NEW YORK -- The Federal Reserve contributed to the "global calamity" of the subprime mortgage debt crisis by allowing credit to expand excessively and failing to spot major changes in financial markets, Wall Street economist Henry Kaufman said Friday.
He also criticized the overhaul of the U.S. financial regulatory structure proposed by the Bush administration as too complicated and lacking in focus.

"The Fed itself has contributed largely to the current debacle by failing to properly gauge and contain credit expansion in recent decades, while simultaneously providing only tepid oversight of commercial banking," said Kaufman, who is founder and chairman of financial consulting firm Henry Kaufman & Company, Inc.

"We should therefore not see it (the Fed) as the ready savior in the current crisis," he added.

His remarks were in a prepared speech to a conference sponsored by The Global Interdependence Center and Drexel University's LeBow College of Business in Philadelphia.

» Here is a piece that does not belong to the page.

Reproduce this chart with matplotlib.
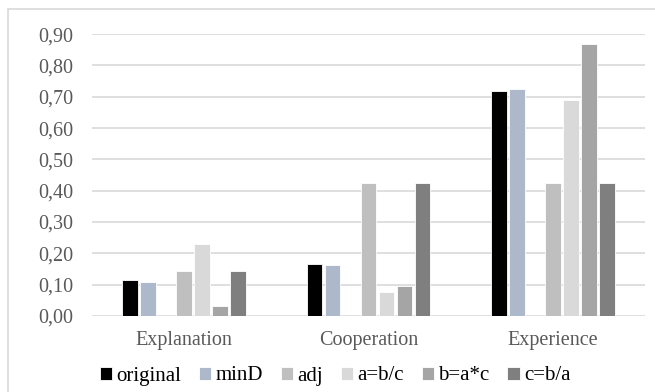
import numpy as np
import matplotlib.pyplot as plt
from matplotlib.patches import Rectangle

categories = ['Explanation', 'Cooperation', 'Experience']
series = ['original', 'minD', 'adj', 'a=b/c', 'b=a*c', 'c=b/a']
original = [0.114, 0.165, 0.717]
min_d = [0.109, 0.162, 0.724]
adj = [0.143, 0.426, 0.426]
a_bc = [0.230, 0.076, 0.690]
b_ac = [0.031, 0.096, 0.868]
c_ba = [0.143, 0.426, 0.426]
yticks = [0.0, 0.1, 0.2, 0.3, 0.4, 0.5, 0.6, 0.7, 0.8, 0.9]

values = [original, min_d, adj, a_bc, b_ac, c_ba]
colors = ['#000000', '#ADB9CA', '#BFBFBF', '#D9D9D9', '#A5A5A5', '#7F7F7F']
# seven slots per group, slot 2 is left empty
slots = [0, 1, 3, 4, 5, 6]

plt.rcParams['font.family'] = ['Liberation Serif', 'DejaVu Serif']

fig = plt.figure(figsize=(6.55, 3.92), dpi=100)
ax = fig.add_axes([0.140, 0.194, 0.845, 0.719])

x = np.arange(len(categories))
pitch = 0.0976
width = 0.083
for vals, col, slot, name in zip(values, colors, slots, series):
    ax.bar(x + (slot - 3) * pitch, vals, width, color=col, label=name,
           edgecolor='white', linewidth=0.6, zorder=3)

ax.set_xlim(-0.5, 2.5)
ax.set_ylim(0, 0.9)
ax.set_yticks(yticks)
ax.set_yticklabels([f'{t:.2f}'.replace('.', ',') for t in yticks])
ax.set_xticks(x)
ax.set_xticklabels(categories)
ax.tick_params(axis='both', length=0, labelsize=14.5, labelcolor='#595959')
ax.tick_params(axis='y', pad=13.5)
ax.tick_params(axis='x', pad=11)
ax.grid(axis='y', color='#D9D9D9', linewidth=1.2, zorder=0)
for s in ax.spines.values():
    s.set_visible(False)

leg = fig.legend(loc='center', bbox_to_anchor=(335 / 655, 1 - 376 / 392),
                 ncol=6, frameon=False, fontsize=15, handlelength=0.6,
                 handleheight=0.6, handletextpad=0.2, columnspacing=0.85,
                 labelcolor='#000000')
for h in leg.legend_handles:
    h.set_edgecolor('white')

# light frame around the chart area
fig.patches.append(Rectangle((7.5 / 655, -0.1), 1.2, 1 - 9 / 392 + 0.1,
                             transform=fig.transFigure, fill=False,
                             edgecolor='#D9D9D9', linewidth=1.2))

fig.savefig('out.png', dpi=100)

"The current credit crisis — with its epicenter in the U.S. mortgage market — is global news, a global calamity that might just be the most serious upheaval in American financial markets since the end of the Second World War," Kaufman said.

Global financial institutions have so far sustained well over $200 billion of write-downs and credit-related losses, with the ailing U.S. housing market acting as a central catalyst.

He called for the creation of a Federal Financial Oversight Authority to regulate and oversee the biggest U.S. financial institutions.

Kaufman became known as "Dr. Doom" for correctly forecasting higher inflation and interest rates when he was chief economist with Salomon Brothers in the 1970s and 1980s.

The current crisis is more threatening than earlier ones that were centered in emerging markets because this one is playing out in the major economies and financial centers of the United States and Europe and the contagion can now spread via traded credit instruments, he said.

This crisis "is striking at the heart of the global economy rather than damaging its limbs," he said.

Adding to this danger, the global markets have become much larger, more complex and less transparent, making it nearly impossible today to accurately gauge risk exposure, he said.

But the U.S. central bank failed to react to these changes in global financial markets, which have unfolded in recent decades, he asserted.

"The Federal Reserve - the primary guardian of our financial system - has not appreciated the extent to which profound structural changes in the financial markets have demanded new and different monetary policies and practices," he said. "That failure looms large as a contributing factor in the current crisis," Kaufman said.

The U.S. central bank's huge additions of temporary liquidity to the banking system via new auction facilities and stepped up open market operations, amounting to some $400 billion since December, make sense, Kaufman said.

"In the midst of the current financial crisis, the Fed should indeed inject a massive volume of reserves into the markets to stabilize conditions. But monetary easing is not enough, nor will it help prevent similar recurrences," he said, calling for more safeguards and deep reforms to enable investors to regain confidence in markets.

Kaufman questioned whether private credit rating agencies can offer meaningful and timely ratings. He recommended that the Fed, his proposed regulatory agency and other official supervisory organizations should be required to issue credit ratings for the financial institutions they supervise.